Re: [PATCH v4 5/8] sched/fair: Take into account latency priority at wakeup

From: Dietmar Eggemann
Date: Mon Sep 19 2022 - 06:05:55 EST


On 16/09/2022 10:03, Vincent Guittot wrote:

[...]

> @@ -4512,7 +4519,7 @@ int sched_fork(unsigned long clone_flags, struct task_struct *p)
> p->prio = current->normal_prio;
>
> /* Propagate the parent's latency requirements to the child as well */
> - p->latency_nice = current->latency_nice;
> + p->latency_prio = current->latency_prio;

Isn't here a `set_latency_offset(p)` missing here?

>
> uclamp_fork(p);
>

[...]

> diff --git a/kernel/sched/fair.c b/kernel/sched/fair.c
> index e8c1b889dcbb..a20eadb0af97 100644
> --- a/kernel/sched/fair.c
> +++ b/kernel/sched/fair.c
> @@ -4574,6 +4574,8 @@ dequeue_entity(struct cfs_rq *cfs_rq, struct sched_entity *se, int flags)
> update_idle_cfs_rq_clock_pelt(cfs_rq);
> }
>
> +static long wakeup_latency_gran(struct sched_entity *curr, struct sched_entity *se);

minor: `struct sched_entity *curr` ... doesn't have to be current
(cfs_rq->curr).
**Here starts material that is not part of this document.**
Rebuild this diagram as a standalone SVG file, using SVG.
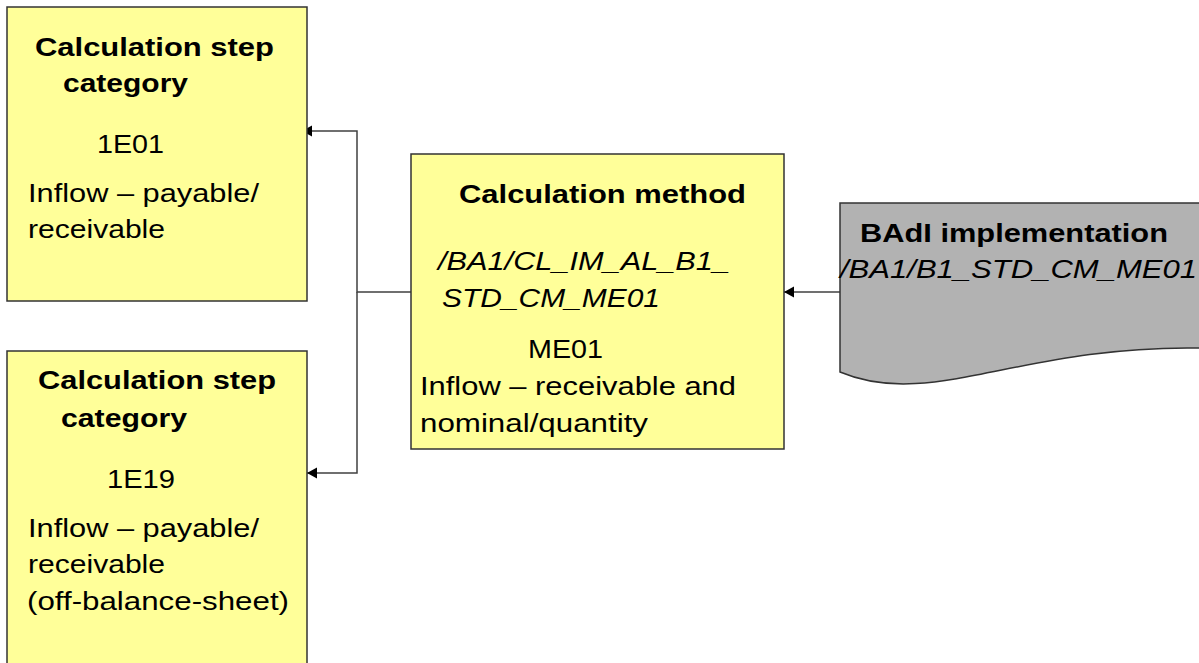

Isn't this more like `struct sched_entity *sea, struct
sched_entity *seb`? Anyway, it's already the case for
`wakeup_preempt_entity`.

[...]

> @@ -5732,6 +5735,35 @@ static int sched_idle_cpu(int cpu)
> }
> #endif
>
> +static void set_next_buddy(struct sched_entity *se);
> +
> +static void check_preempt_from_others(struct cfs_rq *cfs, struct sched_entity *se)

minor: Why `struct cfs_rq *cfs` and not `struct cfs_rq *cfs_rq` ?

Using `cfs_rq` would make it more consistent when looking for things
like `cfs_rq->nr_running` for example.

> +{
> + struct sched_entity *next;
> +
> + if (se->latency_offset >= 0)
> + return;
> +
> + if (cfs->nr_running <= 1)
> + return;
> + /*
> + * When waking from idle, we don't need to check to preempt at wakeup

s/idle/others ?

> + * the idle thread and don't set next buddy as a candidate for being
> + * picked in priority.
> + * In case of simultaneous wakeup from idle, the latency sensitive tasks
> + * lost opportunity to preempt non sensitive tasks which woke up
> + * simultaneously.
> + */

The position of this comment block within this function is somehow
misleading since it describes the reason for the function rather then a
particular condition within this function. Wouldn't it be more readable
when it would be a function header comment instead?

[...]

> @@ -7148,6 +7181,22 @@ balance_fair(struct rq *rq, struct task_struct *prev, struct rq_flags *rf)
> }
> #endif /* CONFIG_SMP */
>
> +static long wakeup_latency_gran(struct sched_entity *curr, struct sched_entity *se)
> +{
> + long latency_offset = se->latency_offset;
> +
> + /*
> + * A negative latency weigth means that the sched_entity has latency

s/weigth/latency_offset ?


> + * requirement that needs to be evaluated versus other entity.
> + * Otherwise, use the latency weight to evaluate how much scheduling
> + * delay is acceptable by se.
> + */
> + if ((se->latency_offset < 0) || (curr->latency_offset < 0))
> + latency_offset -= curr->latency_offset;

I still don't get the rationale behind why when either one (se or curr)
of the latency_nice values is negative, we use the diff between them but
if not, we only care about se's value. Why don't you always use the diff
between se and curr? Since we have a range [-20 ... 19] why shouldn't we
use the difference between let's say se = 19 and curr = 5?
You discussed this with Tao Zhou on the v1 but I didn't understand it fully.

[...]